A Regency Romance for Your Tastebuds (with modern freezer privileges)
You may not realise how often Regency heroines flirt over frozen treats, but I do. You see, I’m ice cream’s most devoted admirer - and apparently, so are many of Jane Austen’s most refined characters. Ice cream, or “ices” as they called them before Haagen met Dazs, only sashayed into English society around 1718.

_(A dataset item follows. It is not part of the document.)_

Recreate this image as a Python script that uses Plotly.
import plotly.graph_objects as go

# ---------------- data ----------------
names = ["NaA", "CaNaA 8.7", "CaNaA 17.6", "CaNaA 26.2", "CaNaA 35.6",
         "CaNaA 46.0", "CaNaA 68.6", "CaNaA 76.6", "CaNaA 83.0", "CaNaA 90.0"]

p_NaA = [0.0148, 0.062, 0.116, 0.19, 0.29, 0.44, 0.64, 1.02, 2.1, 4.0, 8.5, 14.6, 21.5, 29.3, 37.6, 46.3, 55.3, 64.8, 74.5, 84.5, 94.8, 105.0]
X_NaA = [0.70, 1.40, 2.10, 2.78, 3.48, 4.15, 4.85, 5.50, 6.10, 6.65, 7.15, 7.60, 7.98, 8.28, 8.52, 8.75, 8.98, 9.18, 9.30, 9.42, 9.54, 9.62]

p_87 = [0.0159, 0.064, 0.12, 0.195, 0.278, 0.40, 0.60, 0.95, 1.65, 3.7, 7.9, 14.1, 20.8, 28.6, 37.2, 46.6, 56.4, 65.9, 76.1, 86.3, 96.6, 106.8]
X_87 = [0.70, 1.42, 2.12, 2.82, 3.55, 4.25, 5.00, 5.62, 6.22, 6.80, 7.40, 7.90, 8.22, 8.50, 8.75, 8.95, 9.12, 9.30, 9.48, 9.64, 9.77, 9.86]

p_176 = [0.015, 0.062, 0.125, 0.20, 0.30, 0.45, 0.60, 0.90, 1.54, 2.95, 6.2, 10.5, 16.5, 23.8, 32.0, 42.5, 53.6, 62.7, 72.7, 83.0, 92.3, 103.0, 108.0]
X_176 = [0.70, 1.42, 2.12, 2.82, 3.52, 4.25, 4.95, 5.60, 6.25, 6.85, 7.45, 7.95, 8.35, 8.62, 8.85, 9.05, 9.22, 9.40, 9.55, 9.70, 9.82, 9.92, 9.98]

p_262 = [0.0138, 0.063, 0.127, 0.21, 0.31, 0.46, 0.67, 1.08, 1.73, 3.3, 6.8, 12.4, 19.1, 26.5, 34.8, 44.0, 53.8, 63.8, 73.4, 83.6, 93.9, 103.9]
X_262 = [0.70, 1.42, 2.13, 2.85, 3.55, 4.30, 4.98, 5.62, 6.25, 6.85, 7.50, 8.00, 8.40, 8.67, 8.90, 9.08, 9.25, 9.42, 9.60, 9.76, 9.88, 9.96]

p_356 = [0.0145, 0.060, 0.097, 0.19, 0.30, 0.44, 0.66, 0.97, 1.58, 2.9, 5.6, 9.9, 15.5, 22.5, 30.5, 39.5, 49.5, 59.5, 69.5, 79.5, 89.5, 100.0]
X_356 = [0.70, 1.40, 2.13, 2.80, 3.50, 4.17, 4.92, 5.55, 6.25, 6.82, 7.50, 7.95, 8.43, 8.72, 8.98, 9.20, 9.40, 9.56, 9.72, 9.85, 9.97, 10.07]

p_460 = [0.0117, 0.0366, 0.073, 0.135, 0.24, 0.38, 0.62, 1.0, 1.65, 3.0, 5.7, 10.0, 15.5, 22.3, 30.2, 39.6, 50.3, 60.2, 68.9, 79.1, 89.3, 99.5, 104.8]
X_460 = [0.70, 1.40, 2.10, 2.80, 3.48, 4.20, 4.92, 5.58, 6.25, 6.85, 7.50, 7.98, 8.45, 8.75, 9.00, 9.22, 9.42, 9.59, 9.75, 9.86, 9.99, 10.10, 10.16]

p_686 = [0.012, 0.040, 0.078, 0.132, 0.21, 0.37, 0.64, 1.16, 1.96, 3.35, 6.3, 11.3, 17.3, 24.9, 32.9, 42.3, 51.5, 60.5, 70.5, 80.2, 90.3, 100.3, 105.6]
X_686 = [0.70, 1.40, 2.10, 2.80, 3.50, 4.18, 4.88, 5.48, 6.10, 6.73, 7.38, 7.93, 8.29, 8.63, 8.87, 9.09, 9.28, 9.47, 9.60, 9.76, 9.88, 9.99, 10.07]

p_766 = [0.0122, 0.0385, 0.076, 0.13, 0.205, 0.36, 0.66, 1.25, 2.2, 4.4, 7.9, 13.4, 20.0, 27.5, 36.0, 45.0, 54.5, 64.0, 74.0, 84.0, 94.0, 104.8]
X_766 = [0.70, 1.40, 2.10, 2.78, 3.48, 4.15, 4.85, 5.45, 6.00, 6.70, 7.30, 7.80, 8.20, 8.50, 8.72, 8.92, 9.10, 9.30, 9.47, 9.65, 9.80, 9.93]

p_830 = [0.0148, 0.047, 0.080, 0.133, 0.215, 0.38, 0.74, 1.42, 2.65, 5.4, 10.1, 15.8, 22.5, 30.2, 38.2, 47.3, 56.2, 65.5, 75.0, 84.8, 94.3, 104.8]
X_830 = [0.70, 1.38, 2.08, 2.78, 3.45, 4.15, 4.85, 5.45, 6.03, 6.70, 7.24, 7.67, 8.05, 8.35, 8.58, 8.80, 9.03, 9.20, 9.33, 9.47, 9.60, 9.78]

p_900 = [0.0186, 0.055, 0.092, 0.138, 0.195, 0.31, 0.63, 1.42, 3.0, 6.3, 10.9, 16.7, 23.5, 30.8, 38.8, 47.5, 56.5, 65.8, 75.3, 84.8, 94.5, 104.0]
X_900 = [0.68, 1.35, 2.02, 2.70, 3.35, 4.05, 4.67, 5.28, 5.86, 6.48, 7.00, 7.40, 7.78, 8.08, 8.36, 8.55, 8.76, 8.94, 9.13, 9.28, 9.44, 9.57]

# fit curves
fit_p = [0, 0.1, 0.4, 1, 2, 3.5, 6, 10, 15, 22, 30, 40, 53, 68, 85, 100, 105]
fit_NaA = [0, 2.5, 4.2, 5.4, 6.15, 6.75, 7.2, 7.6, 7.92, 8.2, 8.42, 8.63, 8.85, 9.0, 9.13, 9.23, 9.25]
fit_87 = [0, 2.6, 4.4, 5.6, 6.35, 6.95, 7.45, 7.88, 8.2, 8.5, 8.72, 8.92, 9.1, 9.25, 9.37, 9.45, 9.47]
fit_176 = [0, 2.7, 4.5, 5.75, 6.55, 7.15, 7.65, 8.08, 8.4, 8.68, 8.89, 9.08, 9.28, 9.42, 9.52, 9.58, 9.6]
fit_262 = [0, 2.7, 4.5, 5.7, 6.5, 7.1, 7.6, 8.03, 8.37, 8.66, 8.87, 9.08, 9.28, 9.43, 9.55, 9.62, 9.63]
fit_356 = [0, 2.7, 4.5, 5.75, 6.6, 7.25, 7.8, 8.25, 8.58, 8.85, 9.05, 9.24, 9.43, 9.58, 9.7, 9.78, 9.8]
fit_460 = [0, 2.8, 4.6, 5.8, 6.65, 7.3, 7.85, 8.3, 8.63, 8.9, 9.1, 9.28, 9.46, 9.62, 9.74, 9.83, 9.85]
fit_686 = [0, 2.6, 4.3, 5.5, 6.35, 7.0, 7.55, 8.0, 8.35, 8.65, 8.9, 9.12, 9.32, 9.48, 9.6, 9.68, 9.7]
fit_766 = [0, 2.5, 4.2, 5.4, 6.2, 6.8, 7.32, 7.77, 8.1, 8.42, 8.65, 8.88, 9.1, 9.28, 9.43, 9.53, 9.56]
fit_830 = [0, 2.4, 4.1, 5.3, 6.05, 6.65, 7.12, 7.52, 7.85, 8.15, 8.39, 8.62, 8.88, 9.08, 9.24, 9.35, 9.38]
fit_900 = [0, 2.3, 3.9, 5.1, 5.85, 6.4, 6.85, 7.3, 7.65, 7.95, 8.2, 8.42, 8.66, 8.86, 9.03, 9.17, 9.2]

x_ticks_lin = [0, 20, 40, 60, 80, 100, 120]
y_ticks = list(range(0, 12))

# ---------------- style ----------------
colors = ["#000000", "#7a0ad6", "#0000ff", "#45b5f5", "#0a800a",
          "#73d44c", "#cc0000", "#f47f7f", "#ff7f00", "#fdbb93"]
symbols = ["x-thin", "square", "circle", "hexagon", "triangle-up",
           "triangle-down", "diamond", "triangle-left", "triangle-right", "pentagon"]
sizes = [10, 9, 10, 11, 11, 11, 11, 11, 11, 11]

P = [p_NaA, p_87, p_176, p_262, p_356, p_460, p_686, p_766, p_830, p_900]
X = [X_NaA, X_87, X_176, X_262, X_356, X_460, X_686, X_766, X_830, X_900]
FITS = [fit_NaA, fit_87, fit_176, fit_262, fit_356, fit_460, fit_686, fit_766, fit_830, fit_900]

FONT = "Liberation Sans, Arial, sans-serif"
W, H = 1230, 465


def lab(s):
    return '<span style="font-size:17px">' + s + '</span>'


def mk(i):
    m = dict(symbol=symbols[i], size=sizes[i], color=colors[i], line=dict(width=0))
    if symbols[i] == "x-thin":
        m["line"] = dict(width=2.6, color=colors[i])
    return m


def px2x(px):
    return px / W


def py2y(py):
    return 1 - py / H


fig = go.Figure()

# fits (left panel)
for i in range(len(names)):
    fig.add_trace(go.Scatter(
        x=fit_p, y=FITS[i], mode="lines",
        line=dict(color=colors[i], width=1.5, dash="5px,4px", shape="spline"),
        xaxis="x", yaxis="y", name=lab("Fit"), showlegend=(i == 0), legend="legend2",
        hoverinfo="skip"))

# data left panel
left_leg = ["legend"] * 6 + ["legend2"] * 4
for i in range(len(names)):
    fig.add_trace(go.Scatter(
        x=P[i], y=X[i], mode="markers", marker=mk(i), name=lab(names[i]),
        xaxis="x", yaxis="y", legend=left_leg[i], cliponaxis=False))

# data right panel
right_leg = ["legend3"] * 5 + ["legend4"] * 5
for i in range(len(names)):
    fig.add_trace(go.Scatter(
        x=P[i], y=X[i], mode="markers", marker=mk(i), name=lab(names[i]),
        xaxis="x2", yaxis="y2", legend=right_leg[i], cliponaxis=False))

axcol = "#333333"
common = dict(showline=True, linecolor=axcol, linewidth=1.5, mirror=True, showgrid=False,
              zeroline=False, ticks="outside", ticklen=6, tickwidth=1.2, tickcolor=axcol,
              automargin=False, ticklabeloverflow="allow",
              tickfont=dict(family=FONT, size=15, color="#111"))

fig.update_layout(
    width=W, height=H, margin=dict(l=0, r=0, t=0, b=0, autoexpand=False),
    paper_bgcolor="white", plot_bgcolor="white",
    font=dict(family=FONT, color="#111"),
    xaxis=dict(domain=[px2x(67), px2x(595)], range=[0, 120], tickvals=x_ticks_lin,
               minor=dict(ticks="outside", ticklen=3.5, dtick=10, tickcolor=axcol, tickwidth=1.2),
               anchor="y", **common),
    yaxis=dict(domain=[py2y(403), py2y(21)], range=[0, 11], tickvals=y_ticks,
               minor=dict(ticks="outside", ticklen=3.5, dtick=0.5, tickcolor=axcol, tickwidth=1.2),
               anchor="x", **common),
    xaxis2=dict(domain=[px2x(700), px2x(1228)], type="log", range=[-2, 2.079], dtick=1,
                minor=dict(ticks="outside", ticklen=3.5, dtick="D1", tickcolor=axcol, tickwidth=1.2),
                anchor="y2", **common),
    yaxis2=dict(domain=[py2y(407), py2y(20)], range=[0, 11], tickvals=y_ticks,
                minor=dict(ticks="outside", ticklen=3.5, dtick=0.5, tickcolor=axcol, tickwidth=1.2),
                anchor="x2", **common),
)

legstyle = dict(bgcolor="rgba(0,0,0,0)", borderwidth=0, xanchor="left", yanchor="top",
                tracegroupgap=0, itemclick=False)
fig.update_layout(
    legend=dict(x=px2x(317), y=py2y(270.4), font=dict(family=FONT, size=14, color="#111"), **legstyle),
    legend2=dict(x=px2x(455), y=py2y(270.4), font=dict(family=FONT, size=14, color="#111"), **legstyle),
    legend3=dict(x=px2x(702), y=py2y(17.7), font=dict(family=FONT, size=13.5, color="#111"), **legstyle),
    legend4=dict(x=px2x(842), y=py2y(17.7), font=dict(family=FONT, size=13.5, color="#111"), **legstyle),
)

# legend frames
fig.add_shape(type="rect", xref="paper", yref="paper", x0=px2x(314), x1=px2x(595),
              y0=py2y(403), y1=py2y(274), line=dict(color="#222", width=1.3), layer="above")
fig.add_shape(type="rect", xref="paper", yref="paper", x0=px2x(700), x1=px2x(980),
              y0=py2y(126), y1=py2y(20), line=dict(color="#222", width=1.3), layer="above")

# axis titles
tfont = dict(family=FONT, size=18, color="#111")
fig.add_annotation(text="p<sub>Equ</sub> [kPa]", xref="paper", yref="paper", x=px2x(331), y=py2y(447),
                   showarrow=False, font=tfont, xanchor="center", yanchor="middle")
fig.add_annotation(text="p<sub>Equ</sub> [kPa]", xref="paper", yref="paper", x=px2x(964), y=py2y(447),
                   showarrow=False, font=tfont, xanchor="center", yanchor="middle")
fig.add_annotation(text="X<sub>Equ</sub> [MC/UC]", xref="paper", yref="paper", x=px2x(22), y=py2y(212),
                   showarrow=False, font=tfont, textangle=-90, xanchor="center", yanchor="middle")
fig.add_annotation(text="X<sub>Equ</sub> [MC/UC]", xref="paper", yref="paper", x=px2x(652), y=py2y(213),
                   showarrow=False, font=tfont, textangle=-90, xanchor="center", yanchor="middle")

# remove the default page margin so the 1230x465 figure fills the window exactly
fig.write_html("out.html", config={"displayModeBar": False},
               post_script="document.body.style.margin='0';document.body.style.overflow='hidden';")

By the time Darcy was brooding in drawing rooms, it was still the culinary equivalent of a handsome stranger; mysterious, expensive, and absolutely swoon-worthy. Flavours, however, were... daring. Rye ice cream, for example, is the sort of experience best left to history. Fruit ices, however, became the ultimate luxury in Austen’s time, not only because of the delicate flavours, but because summer - when fruit was available - was also when everything melted faster than Marianne Dashwood’s heart.
Since I like to imagine I’m the sort of person who could afford an ice house in 1813, here’s a delightful recipe from Hannah Glasse’s 1755 Art of Cookery Made Plain. They used moulds back then for serving, because nothing says “Regency elegance” like your dessert arriving in the shape of a pinecone or a miniature temple.
Need more inspiration? There you go...
Ingredients:
- 12 ripe apricots (romantically blushing)
- 170g / 6 oz / ¾ cup powdered sugar
- 470ml / 16 fl oz / 2 cups cream (luxuriously scalded)
Regency Method (involving mortar, sweat, and social status):
- Boil your apricots like they just insulted your bonnet.
- Skin, pit, and pulverise them with a mortar, ideally while making eye contact with a footman. Add sugar and cream (the double refined kind - because obviously).
- Sieve, pour into a tin, and play Regency ice tetris.
- Surround with salted ice in a tub.
- Stir occasionally, with gentle disdain.
- When thickened, scoop into a decorative mould and repeat the ice bath ritual.
- Let it chill for four hours while you embroider or fend off suitors.
- When ready, dip the mould in spring water (not tap, darling) and unmould with grace.
Modern Method (for those lacking a scullery maid):
- Blend apricots, sugar, and cream like a sensible modern human.
- Freeze in a lidded dish.
- Stir every so often until it firms up like a hero’s jawline.
- Spoon into moulds, or eat it straight from the dish while bingeing Austen adaptations.
Serves: 6-8 refined guests - or 1 shamelessly indulgent author (because some romances, like apricot ice cream, are meant to be frozen… and then devoured).